**EXERCISE AIM**
Repeat the material exactly from its first line to the line that includes "plt.rcParams['mathtext.fontset'] = 'stix'". Skip pictures.

**PROVIDED INFORMATION**
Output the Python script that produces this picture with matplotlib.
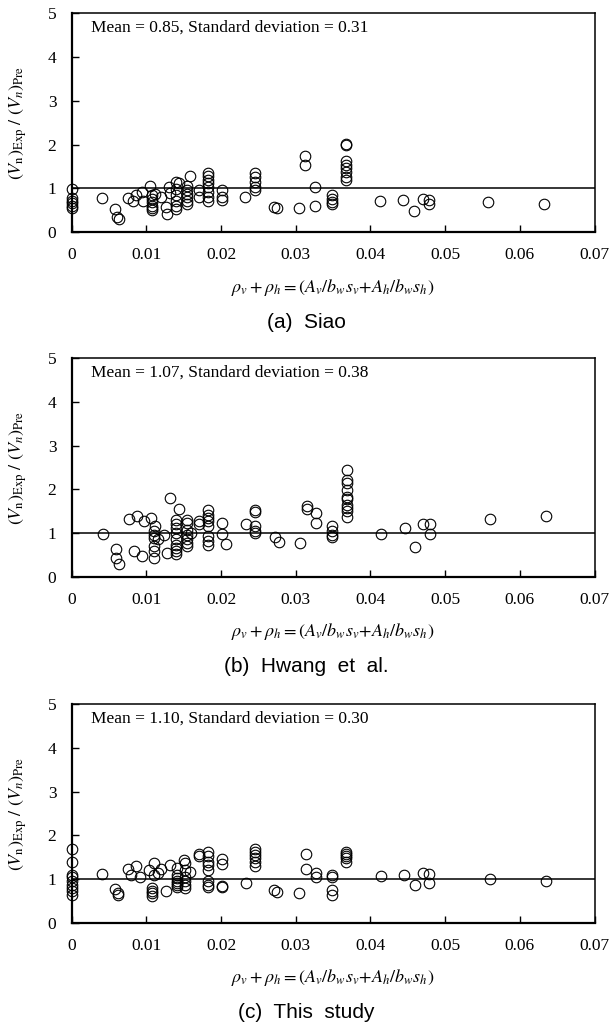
import matplotlib
matplotlib.use('Agg')
import matplotlib.pyplot as plt

plt.rcParams['font.family'] = ['Liberation Serif', 'DejaVu Serif']
plt.rcParams['mathtext.fontset'] = 'stix'

# ---------------- data ----------------
siao_x = [0, 0, 0, 0, 0, 0,
          0.0041, 0.0058, 0.0060, 0.0064,
          0.0076, 0.0082, 0.0086, 0.0094, 0.0095,
          0.0105, 0.0108, 0.0108, 0.0108, 0.0108, 0.0108, 0.0108, 0.0112,
          0.0120, 0.0126, 0.0127, 0.0130, 0.0132,
          0.0140, 0.0140, 0.0140, 0.0140, 0.0140, 0.0140, 0.0143,
          0.0154, 0.0154, 0.0154, 0.0154, 0.0154, 0.0154, 0.0158,
          0.0171, 0.0171,
          0.0182, 0.0182, 0.0182, 0.0182, 0.0182, 0.0182, 0.0182, 0.0182,
          0.0201, 0.0201, 0.0201, 0.0232,
          0.0245, 0.0245, 0.0245, 0.0245, 0.0245,
          0.0271, 0.0275, 0.0304, 0.0313, 0.0313, 0.0326, 0.0326,
          0.0348, 0.0348, 0.0348, 0.0348,
          0.0367, 0.0367, 0.0367, 0.0367, 0.0367, 0.0367, 0.0367, 0.0367,
          0.0413, 0.0444, 0.0458, 0.0470, 0.0478, 0.0478, 0.0558, 0.0632]
siao_y = [0.99, 0.78, 0.72, 0.66, 0.60, 0.55,
          0.78, 0.53, 0.35, 0.29,
          0.78, 0.72, 0.84, 0.91, 0.70,
          1.05, 0.85, 0.75, 0.68, 0.60, 0.55, 0.50, 0.88,
          0.80, 0.57, 0.41, 1.03, 0.89,
          1.15, 0.99, 0.84, 0.72, 0.60, 0.53, 1.12,
          1.05, 0.95, 0.87, 0.80, 0.72, 0.65, 1.28,
          0.95, 0.80,
          1.36, 1.28, 1.19, 1.11, 1.02, 0.91, 0.80, 0.72,
          0.95, 0.80, 0.74, 0.81,
          1.34, 1.25, 1.15, 1.03, 0.95,
          0.58, 0.55, 0.55, 1.73, 1.53, 1.03, 0.60,
          0.84, 0.76, 0.68, 0.64,
          2.02, 1.98, 1.63, 1.53, 1.46, 1.38, 1.26, 1.20,
          0.70, 0.74, 0.47, 0.76, 0.74, 0.63, 0.68, 0.64]

hwang_x = [0.0042, 0.0059, 0.0059, 0.0064,
           0.0077, 0.0083, 0.0087, 0.0094, 0.0097,
           0.0106, 0.0110, 0.0110, 0.0110, 0.0110, 0.0110, 0.0110, 0.0112,
           0.0116, 0.0124, 0.0127, 0.0132, 0.0143,
           0.0140, 0.0140, 0.0140, 0.0140, 0.0140, 0.0140, 0.0140, 0.0140, 0.0140,
           0.0154, 0.0154, 0.0154, 0.0154, 0.0154, 0.0154, 0.0154,
           0.0160, 0.0171, 0.0171,
           0.0183, 0.0183, 0.0183, 0.0183, 0.0183, 0.0183, 0.0183, 0.0183,
           0.0201, 0.0201, 0.0207, 0.0234,
           0.0245, 0.0245, 0.0245, 0.0245, 0.0245,
           0.0272, 0.0277, 0.0306, 0.0315, 0.0315, 0.0327, 0.0327,
           0.0349, 0.0349, 0.0349, 0.0349,
           0.0368, 0.0368, 0.0368, 0.0368, 0.0368, 0.0368, 0.0368, 0.0368, 0.0368, 0.0368,
           0.0414, 0.0446, 0.0460, 0.0471, 0.0480, 0.0480, 0.0560, 0.0635]
hwang_y = [0.98, 0.63, 0.44, 0.29,
           1.33, 0.59, 1.40, 0.48, 1.27,
           1.35, 1.05, 0.97, 0.89, 0.70, 0.59, 0.44, 1.17,
           0.86, 0.97, 0.55, 1.80, 1.55,
           1.31, 1.20, 1.12, 1.00, 0.86, 0.74, 0.67, 0.59, 0.52,
           1.31, 1.23, 1.08, 0.97, 0.86, 0.78, 0.70,
           1.00, 1.27, 1.20,
           1.52, 1.42, 1.35, 1.27, 1.16, 0.93, 0.82, 0.74,
           1.23, 0.98, 0.76, 1.20,
           1.54, 1.48, 1.16, 1.06, 1.00,
           0.91, 0.80, 0.77, 1.61, 1.55, 1.45, 1.23,
           1.17, 1.05, 0.97, 0.92,
           2.45, 2.22, 2.14, 1.99, 1.83, 1.77, 1.65, 1.58, 1.50, 1.37,
           0.99, 1.11, 0.68, 1.20, 1.20, 0.99, 1.33, 1.40]

study_x = [0, 0, 0, 0, 0, 0, 0, 0, 0,
           0.0040, 0.0058, 0.0062, 0.0062,
           0.0076, 0.0080, 0.0086, 0.0092,
           0.0103, 0.0110, 0.0110, 0.0108, 0.0108, 0.0108, 0.0108,
           0.0116, 0.0120, 0.0126, 0.0131,
           0.0141, 0.0141, 0.0141, 0.0141, 0.0141, 0.0141, 0.0141,
           0.0150, 0.0152, 0.0152, 0.0152, 0.0152, 0.0152, 0.0152,
           0.0158, 0.0170, 0.0170,
           0.0183, 0.0183, 0.0183, 0.0183, 0.0183, 0.0183, 0.0183, 0.0183,
           0.0201, 0.0201, 0.0201, 0.0201, 0.0233,
           0.0245, 0.0245, 0.0245, 0.0245, 0.0245, 0.0245,
           0.0271, 0.0275, 0.0305, 0.0314, 0.0314, 0.0327, 0.0327,
           0.0348, 0.0348, 0.0348, 0.0348,
           0.0367, 0.0367, 0.0367, 0.0367, 0.0367,
           0.0414, 0.0445, 0.0460, 0.0470, 0.0479, 0.0479, 0.0560, 0.0635]
study_y = [1.70, 1.40, 1.10, 1.05, 0.95, 0.87, 0.80, 0.72, 0.65,
           1.11, 0.77, 0.68, 0.64,
           1.23, 1.10, 1.29, 1.04,
           1.21, 1.36, 1.10, 0.80, 0.72, 0.68, 0.61,
           1.14, 1.23, 0.72, 1.33,
           1.25, 1.10, 1.02, 0.95, 0.91, 0.87, 0.83,
           1.44, 1.36, 1.21, 1.06, 0.95, 0.87, 0.80,
           1.17, 1.53, 1.58,
           1.63, 1.52, 1.40, 1.33, 1.21, 0.95, 0.87, 0.83,
           1.45, 1.35, 0.85, 0.82, 0.92,
           1.70, 1.63, 1.55, 1.48, 1.40, 1.29,
           0.76, 0.70, 0.68, 1.58, 1.23, 1.15, 1.05,
           1.10, 1.06, 0.76, 0.64,
           1.63, 1.58, 1.53, 1.48, 1.40,
           1.08, 1.10, 0.87, 1.15, 1.12, 0.92, 1.00, 0.95]

stats = ["Mean = 0.85, Standard deviation = 0.31",
         "Mean = 1.07, Standard deviation = 0.38",
         "Mean = 1.10, Standard deviation = 0.30"]
captions = ["(a)  Siao", "(b)  Hwang  et  al.", "(c)  This  study"]
x_ticks = [0, 0.01, 0.02, 0.03, 0.04, 0.05, 0.06, 0.07]
x_ticklabels = ["0", "0.01", "0.02", "0.03", "0.04", "0.05", "0.06", "0.07"]
y_ticks = [0, 1, 2, 3, 4, 5]

# ---------------- layout ----------------
W, H = 611, 1030
fig = plt.figure(figsize=(W / 100, H / 100), dpi=100)

left_px, right_px = 71.7, 594.5
panels = [(13.3, 232.0, 322.0), (358.0, 577.0, 667.0), (704.0, 923.0, 1013.0)]
series = [(siao_x, siao_y), (hwang_x, hwang_y), (study_x, study_y)]

xlabel = r'$\rho_v + \rho_h = (A_v/b_w s_v\!+\!A_h/b_w s_h)$'
ylabel = r'$(V_{\mathrm{n}})_{\mathrm{Exp}}\ /\ (V_n)_{\mathrm{Pre}}$'

for (top, bot, cap), (xs, ys), st, cp in zip(panels, series, stats, captions):
    ax = fig.add_axes([left_px / W, 1 - bot / H, (right_px - left_px) / W, (bot - top) / H])
    ax.plot(xs, ys, linestyle='none', marker='o', markersize=7.6,
            markerfacecolor='none', markeredgecolor='black', markeredgewidth=0.8,
            clip_on=False, zorder=3)
    ax.axhline(1.0, color='black', linewidth=1.1, zorder=2)
    ax.set_xlim(0, 0.07)
    ax.set_ylim(0, 5)
    ax.set_xticks(x_ticks)
    ax.set_xticklabels(x_ticklabels)
    ax.set_yticks(y_ticks)
    ax.tick_params(direction='in', length=5, width=1, labelsize=12.5, colors='black')
    ax.tick_params(axis='x', pad=11)
    ax.tick_params(axis='y', pad=11)
    for s in ['left', 'bottom']:
        ax.spines[s].set_linewidth(1.6)
    for s in ['top', 'right']:
        ax.spines[s].set_linewidth(1.1)
    ax.text(0.037, 0.935, st, transform=ax.transAxes, fontsize=12.5,
            ha='left', va='center')
    ax.set_xlabel(xlabel, fontsize=13, va='center')
    ax.xaxis.set_label_coords(0.5, -55 / (bot - top))
    ax.set_ylabel(ylabel, fontsize=13, va='center')
    ax.yaxis.set_label_coords((18 - left_px) / (right_px - left_px), 0.5)
    fig.text(306 / W, 1 - cap / H, cp, fontsize=15, ha='center', va='center',
             family=['Liberation Sans', 'DejaVu Sans'])

fig.savefig('out.png', dpi=100)
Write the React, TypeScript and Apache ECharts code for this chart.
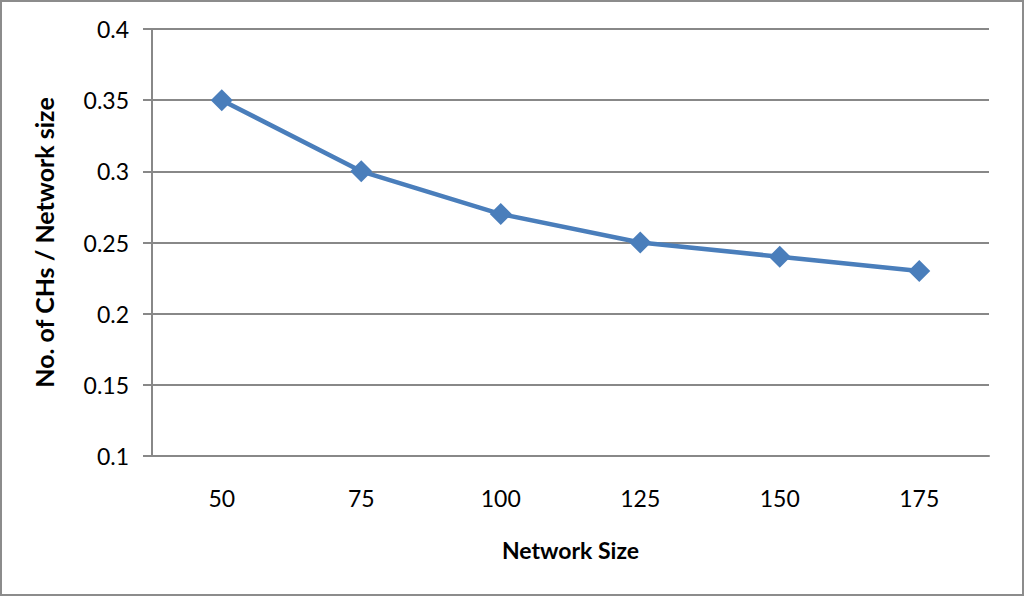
import React, { useEffect, useRef } from "react";
import * as echarts from "echarts";

const categories = ["50", "75", "100", "125", "150", "175"];
const values = [0.35, 0.3, 0.27, 0.25, 0.24, 0.23];
const xTitle = "Network Size";
const yTitle = "No. of CHs / Network size";

export default function App() {
  const ref = useRef<HTMLDivElement>(null);
  useEffect(() => {
    const chart = echarts.init(ref.current!, null, { renderer: "svg" });
    const font = "Lato, 'Open Sans', sans-serif";
    chart.setOption({
      animation: false,
      backgroundColor: "#fff",
      grid: { left: 152, right: 35, top: 29, bottom: 140 },
      xAxis: {
        type: "category",
        data: categories,
        boundaryGap: true,
        name: xTitle,
        nameLocation: "middle",
        nameGap: 82,
        nameTextStyle: { fontFamily: font, fontSize: 23, fontWeight: "bold", color: "#000" },
        axisLine: { lineStyle: { color: "#888", width: 2 } },
        axisTick: { show: false },
        axisLabel: { fontFamily: font, fontSize: 23, color: "#000", margin: 30 },
        splitLine: { show: false },
      },
      yAxis: {
        type: "value",
        min: 0.1,
        max: 0.4,
        interval: 0.05,
        name: yTitle,
        nameLocation: "middle",
        nameGap: 96,
        nameTextStyle: { fontFamily: font, fontSize: 25, fontWeight: "bold", color: "#000" },
        axisLine: { show: true, lineStyle: { color: "#888", width: 2 } },
        axisTick: { show: true, length: 9, lineStyle: { color: "#888", width: 2 } },
        axisLabel: {
          fontFamily: font,
          fontSize: 23,
          color: "#000",
          margin: 23,
          formatter: (v: number) => String(parseFloat(v.toFixed(2))),
        },
        splitLine: { lineStyle: { color: "#888", width: 2 } },
      },
      series: [
        {
          type: "line",
          data: values,
          symbol: "diamond",
          symbolSize: 22,
          lineStyle: { color: "#4a7ebb", width: 4.5 },
          itemStyle: { color: "#4a7ebb" },
        },
      ],
    });
    return () => chart.dispose();
  }, []);
  return (
    <div style={{ position: "fixed", left: 0, top: 0, width: 1024, height: 596, background: "#fff" }}>
      <div ref={ref} style={{ position: "absolute", left: 0, top: 0, width: 1024, height: 596 }} />
      <div
        style={{
          position: "absolute",
          left: 0,
          top: 0,
          width: 1024,
          height: 596,
          boxSizing: "border-box",
          border: "2px solid #8c8c8c",
          pointerEvents: "none",
        }}
      />
    </div>
  );
}
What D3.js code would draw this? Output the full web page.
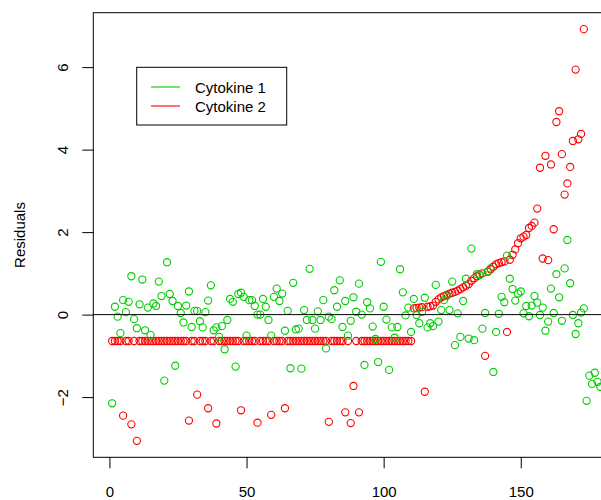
<!DOCTYPE html>
<html>
<head>
<meta charset="utf-8">
<script src="https://cdn.jsdelivr.net/npm/d3@7"></script>
<style>
  body { margin: 0; background: #fff; }
  svg { font-family: "Liberation Sans", Arial, Helvetica, sans-serif; }
</style>
</head>
<body>
<svg id="svg" width="601" height="500"></svg>
<script>
// residuals, one value per observation index (1..n)
const cytokine1 = [
  -2.15, 0.19, -0.05, -0.45, 0.35, 0.06, 0.31, 0.93, -0.11, -0.33,
  0.25, 0.85, -0.38, 0.17, -0.49, 0.27, 0.21, 0.80, 0.45, -1.60,
  1.27, 0.50, 0.33, -1.24, 0.21, 0.04, -0.19, 0.22, 0.56, -0.30,
  0.09, 0.09, -0.16, -0.31, 0.06, 0.34, 0.71, -0.38, -0.31, -0.54,
  -0.28, -0.84, -0.13, 0.38, 0.31, -1.26, 0.50, 0.53, 0.43, -0.51,
  0.35, 0.35, 0.21, 0.00, 0.00, 0.38, 0.19, -0.13, -0.51, 0.43,
  0.63, 0.33, 0.51, -0.39, 0.09, -1.30, 0.77, -0.36, -0.34, -1.31,
  0.11, -0.13, 1.11, -0.13, -0.34, 0.08, -0.13, 0.35, -0.82, -0.05,
  -0.11, 0.59, 0.19, 0.83, -0.30, 0.33, -0.51, -0.15, 0.42, 0.07,
  0.75, 0.00, -1.22, 0.30, 0.15, -0.29, -0.59, -1.15, 1.28, 0.19,
  -0.12, -1.34, -0.31, -0.56, -0.30, 1.10, 0.54, -0.02, 0.17, -0.42,
  0.38, -0.01, -0.21, 0.07, 0.41, -0.31, -0.21, -0.28, 0.72, -0.17,
  0.11, 0.35, 0.45, 0.11, 0.80, -0.74, 0.03, -0.54, 0.33, 0.87,
  -0.58, 1.60, -0.62, 0.98, 0.96, -0.34, 0.04, 1.05, 1.12, -1.39,
  -0.42, 0.02, 0.43, 0.30, 1.43, 0.87, 0.62, 0.34, 0.51, 0.56,
  0.03, 0.21, -0.04, 0.22, 0.45, 0.29, -0.01, 0.17, -0.39, -0.17,
  0.63, 0.04, 0.98, 0.42, -0.15, 1.12, 1.81, 0.76, -0.01, -0.47,
  -0.21, 0.05, 0.15, -2.09, -1.48, -1.68, -1.41, -1.63, -1.75
];

const cytokine2 = [
  -0.64, -0.64, -0.64, -0.64, -2.45, -0.64, -0.64, -2.66, -0.64, -3.06,
  -0.64, -0.64, -0.64, -0.64, -0.64, -0.64, -0.64, -0.64, -0.64, -0.64,
  -0.64, -0.64, -0.64, -0.64, -0.64, -0.64, -0.64, -0.64, -2.57, -0.64,
  -0.64, -1.94, -0.64, -0.64, -0.64, -2.27, -0.64, -0.64, -2.64, -0.64,
  -0.64, -0.64, -0.64, -0.64, -0.64, -0.64, -0.64, -2.32, -0.64, -0.64,
  -0.64, -0.64, -0.64, -2.62, -0.64, -0.64, -0.64, -0.64, -2.43, -0.64,
  -0.64, -0.64, -0.64, -2.27, -0.64, -0.64, -0.64, -0.64, -0.64, -0.64,
  -0.64, -0.64, -0.64, -0.64, -0.64, -0.64, -0.64, -0.64, -0.64, -2.60,
  -0.64, -0.64, -0.64, -0.64, -0.64, -2.37, -0.64, -2.63, -1.73, -0.64,
  -2.37, -0.64, -0.64, -0.64, -0.64, -0.64, -0.64, -0.64, -0.64, -0.64,
  -0.64, -0.64, -0.64, -0.64, -0.64, -0.64, -0.64, -0.64, -0.64, -0.64,
  0.15, 0.16, 0.17, 0.18, -1.87, 0.19, 0.20, 0.22, 0.31, 0.37,
  0.42, 0.45, 0.48, 0.51, 0.53, 0.55, 0.58, 0.62, 0.66, 0.70,
  0.74, 0.82, 0.88, 0.93, 0.97, 1.00, -1.00, 1.04, 1.10, 1.16,
  1.22, 1.25, 1.27, 1.29, -0.42, 1.33, 1.45, 1.58, 1.73, 1.85,
  1.89, 1.93, 2.10, 2.15, 2.23, 2.57, 3.56, 1.36, 3.85, 1.32,
  3.64, 2.07, 4.67, 4.93, 3.89, 2.91, 3.18, 3.58, 4.21, 5.94,
  4.25, 4.38, 6.92
];

const seriesNames = ["Cytokine 1", "Cytokine 2"];
const seriesColors = ["#00CD00", "#FF0000"];
const xTicks = [0, 50, 100, 150];
const yTicks = [-2, 0, 2, 4, 6];

const box = { left: 93.3, right: 602.7, top: 12.7, bottom: 457.3 };
const fontSize = 15;

const svg = d3.select("#svg");

// R style limits: data range padded by 4% on each side
const n = cytokine2.length;
const xPad = 0.04 * (n - 1);
const x = d3.scaleLinear().domain([1 - xPad, n + xPad]).range([box.left, box.right]);

const allY = cytokine1.concat(cytokine2);
const yMin = d3.min(allY), yMax = d3.max(allY);
const yPad = 0.04 * (yMax - yMin);
const y = d3.scaleLinear().domain([yMin - yPad, yMax + yPad]).range([box.bottom, box.top]);

svg.append("defs").append("clipPath").attr("id", "plotclip")
    .append("rect")
    .attr("x", box.left).attr("y", box.top)
    .attr("width", box.right - box.left).attr("height", box.bottom - box.top);

const plot = svg.append("g").attr("clip-path", "url(#plotclip)");

function drawPoints(values, color) {
    plot.append("g").selectAll("circle")
        .data(values)
        .join("circle")
        .attr("cx", (d, i) => x(i + 1))
        .attr("cy", d => y(d))
        .attr("r", 3.6)
        .style("fill", "none")
        .style("stroke", color)
        .style("stroke-width", 1.1);
}

drawPoints(cytokine2, seriesColors[1]);
drawPoints(cytokine1, seriesColors[0]);

// abline(h = 0)
plot.append("line")
    .attr("x1", box.left).attr("x2", box.right)
    .attr("y1", y(0)).attr("y2", y(0))
    .style("stroke", "black")
    .style("stroke-width", 1);

// box
svg.append("rect")
    .attr("x", box.left).attr("y", box.top)
    .attr("width", box.right - box.left).attr("height", box.bottom - box.top)
    .style("fill", "none")
    .style("stroke", "black")
    .style("stroke-width", 1);

// axes
const xAxis = svg.append("g")
    .attr("transform", "translate(0," + box.bottom + ")")
    .call(d3.axisBottom(x).tickValues(xTicks).tickSize(11).tickPadding(18).tickFormat(d3.format("d")));
xAxis.select(".domain").remove();
xAxis.selectAll("line").style("stroke", "black");
xAxis.selectAll("text").style("font-size", fontSize + "px").style("fill", "black")
    .style("font-family", "inherit");

const yAxis = svg.append("g")
    .attr("transform", "translate(" + box.left + ",0)")
    .call(d3.axisLeft(y).tickValues(yTicks).tickSize(11));
yAxis.select(".domain").remove();
yAxis.selectAll("line").style("stroke", "black");
yAxis.selectAll("text")
    .attr("x", null).attr("dy", null)
    .attr("transform", "translate(-25.5,0)rotate(-90)")
    .attr("text-anchor", "middle")
    .style("font-size", fontSize + "px").style("fill", "black")
    .style("font-family", "inherit");

svg.append("text")
    .attr("transform", "translate(25," + ((box.top + box.bottom) / 2) + ")rotate(-90)")
    .attr("text-anchor", "middle")
    .style("font-size", fontSize + "px")
    .text("Residuals");

// legend
const legend = svg.append("g");
legend.append("rect")
    .attr("x", 136.7).attr("y", 67.3)
    .attr("width", 150).attr("height", 57.7)
    .style("fill", "white")
    .style("stroke", "black")
    .style("stroke-width", 1);

const rows = legend.selectAll("g.row")
    .data(seriesNames)
    .join("g")
    .attr("class", "row")
    .attr("transform", (d, i) => "translate(0," + (87 + i * 19) + ")");

rows.append("line")
    .attr("x1", 151).attr("x2", 180)
    .attr("y1", 0).attr("y2", 0)
    .style("stroke", (d, i) => seriesColors[i])
    .style("stroke-width", 1.1);

rows.append("text")
    .attr("x", 195).attr("y", 5.5)
    .style("font-size", fontSize + "px")
    .text(d => d);
</script>
</body>
</html>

**ANSWER FOR THIS EXERCISE**
Output the Python script that produces this picture with matplotlib.
import matplotlib
matplotlib.use('Agg')
import matplotlib.pyplot as plt

plt.rcParams['font.family'] = ['Liberation Serif', 'DejaVu Serif']
plt.rcParams['mathtext.fontset'] = 'stix'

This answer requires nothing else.